Member of the Maharashtra Legislative Assembly
- Incumbent
- Assumed office 20 November 2024
- Preceded by: Rajendra Patni
- Constituency: Karanja Assembly constituency

Personal details
- Born: 1964 (age 61–62)
- Party: Bharatiya Janata Party (2024-Present)
- Other party: Nationalist Congress Party (Till 2024)
- Spouse: Prakash Uttamrao Dahake ​ ​(died)​

= Sai Prakash Dahake =

Indian politician

Sai Prakash Dahake Patil (born 1964) is an Indian politician from Maharashtra. She is an MLA from Karanja Assembly constituency in Washim district. She won the 2024 Maharashtra Legislative Assembly election representing the Bharatiya Janata Party.

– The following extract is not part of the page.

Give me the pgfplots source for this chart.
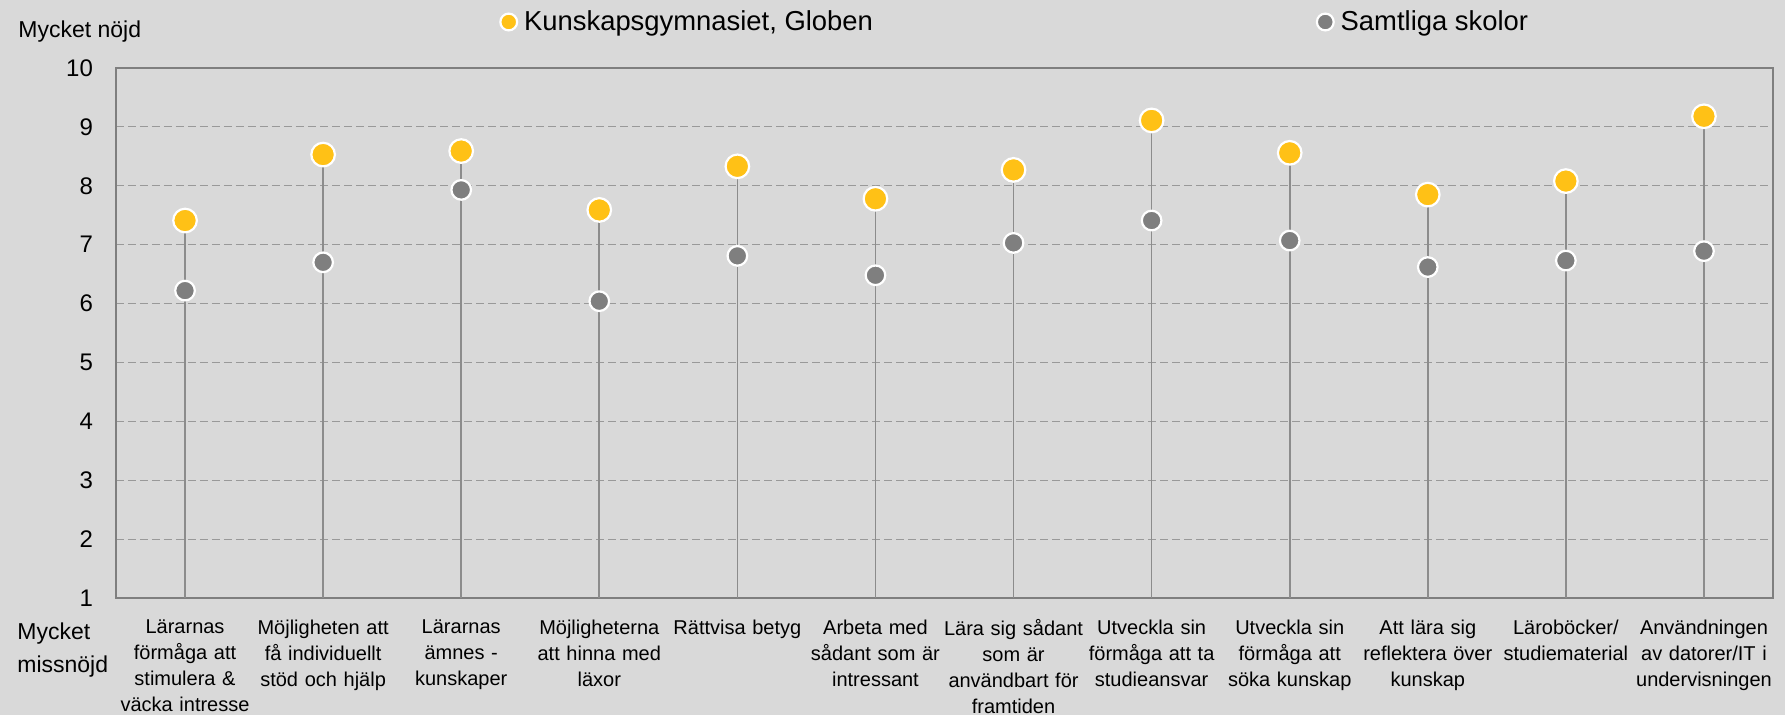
\documentclass[border=0pt]{standalone}
\usepackage{fontspec}
\setmainfont{Liberation Sans}
\usepackage{pgfplots}
\pgfplotsset{compat=1.18}
\usepackage{pgfplotstable}
\definecolor{bg}{HTML}{D9D9D9}
\definecolor{ylw}{HTML}{FFC116}
\definecolor{gmark}{HTML}{7F7F7F}
\definecolor{stem}{HTML}{8C8C8C}
\definecolor{frame}{HTML}{7F7F7F}
\definecolor{gridc}{HTML}{999999}

\pgfplotstableread{
x globen samtliga
0  7.41 6.22
1  8.53 6.70
2  8.59 7.93
3  7.59 6.04
4  8.33 6.81
5  7.78 6.48
6  8.27 7.03
7  9.11 7.41
8  8.56 7.07
9  7.85 6.62
10 8.08 6.73
11 9.18 6.89
}\datatable

\begin{document}
\begin{tikzpicture}
\fill[bg] (-58pt,-58.5pt) rectangle (834.5pt,299pt);
\begin{axis}[
  at={(0pt,0pt)}, anchor=south west,
  scale only axis,
  width=828.5pt, height=265pt,
  xmin=-0.5, xmax=11.5, ymin=1, ymax=10,
  axis line style={frame, line width=0.9pt},
  ytick={1,...,10},
  xtick={0,...,11},
  major tick length=0pt,
  ymajorgrids,
  grid style={gridc, dashed, dash pattern=on 4pt off 2pt, line width=0.6pt},
  /pgf/number format/assume math mode=true,
  yticklabel style={font=\fontsize{12}{14}\selectfont, xshift=-8pt},
  xticklabel style={font=\fontsize{10}{13}\selectfont, align=center, text width=80pt, inner sep=0pt, anchor=north, yshift=-10.6pt},
  xticklabels={
    {Lärarnas\\förmåga att\\stimulera \&\\väcka intresse},
    {Möjligheten att\\få individuellt\\stöd och hjälp},
    {Lärarnas\\ämnes -\\kunskaper},
    {Möjligheterna\\att hinna med\\läxor},
    {Rättvisa betyg},
    {Arbeta med\\sådant som är\\intressant},
    {Lära sig sådant\\som är\\användbart för\\framtiden},
    {Utveckla sin\\förmåga att ta\\studieansvar},
    {Utveckla sin\\förmåga att\\söka kunskap},
    {Att lära sig\\reflektera över\\kunskap},
    {Läroböcker/\\studiematerial},
    {Användningen\\av datorer/IT i\\undervisningen}
  },
  clip mode=individual,
  legend columns=2,
  legend style={draw=none, fill=none, inner sep=0pt,
    at={(rel axis cs:0.2317,1.0868)}, anchor=west,
    font=\fontsize{13.7}{15}\selectfont,
    nodes={inner sep=1.5pt},
    /tikz/every odd column/.append style={column sep=2pt},
    /tikz/every even column/.append style={column sep=220.5pt}},
  legend image code/.code={\draw[#1, mark size=4.2pt, line width=0.8pt] plot coordinates {(0pt,0pt)};},
]
\addplot[ycomb, stem, line width=0.8pt, forget plot] table[x=x, y=globen] {\datatable};
\addplot[only marks, mark=*, mark size=5.9pt, mark options={fill=ylw, draw=white, line width=1.1pt}] table[x=x, y=globen] {\datatable};
\addplot[only marks, mark=*, mark size=4.9pt, mark options={fill=gmark, draw=white, line width=1.1pt}] table[x=x, y=samtliga] {\datatable};
\legend{{Kunskapsgymnasiet, Globen}, {Samtliga skolor}}
\end{axis}
\node[anchor=west, inner sep=0pt, font=\fontsize{11.5}{13}\selectfont] at (-49pt,283pt) {Mycket nöjd};
\node[anchor=north west, align=left, inner sep=0pt, font=\fontsize{11.5}{16.5}\selectfont] at (-49.5pt,-12pt) {Mycket\\missnöjd};
\pgfresetboundingbox
\path[use as bounding box] (-58pt,-58.5pt) rectangle (834.5pt,299pt);
\end{tikzpicture}
\end{document}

== Early life and education ==
Dahake is from Karanja, Washim district, Maharashtra. She was wife of late Prakash Uttamrao Dahake, the former MLA from Karanja seat. She studied Class 12 at Ladies High School, Amravati, and passed in 1982. Later, she discontinued her studies.

== Career ==
Dahake won from Karanja Assembly constituency representing Bharatiya Janata Party in the 2024 Maharashtra Legislative Assembly election. She polled 85,005 votes and defeated her nearest rival and sitting MLA son Gyayak Rajendra Patni of the Nationalist Congress Party (SP), by a margin of 35,073 votes.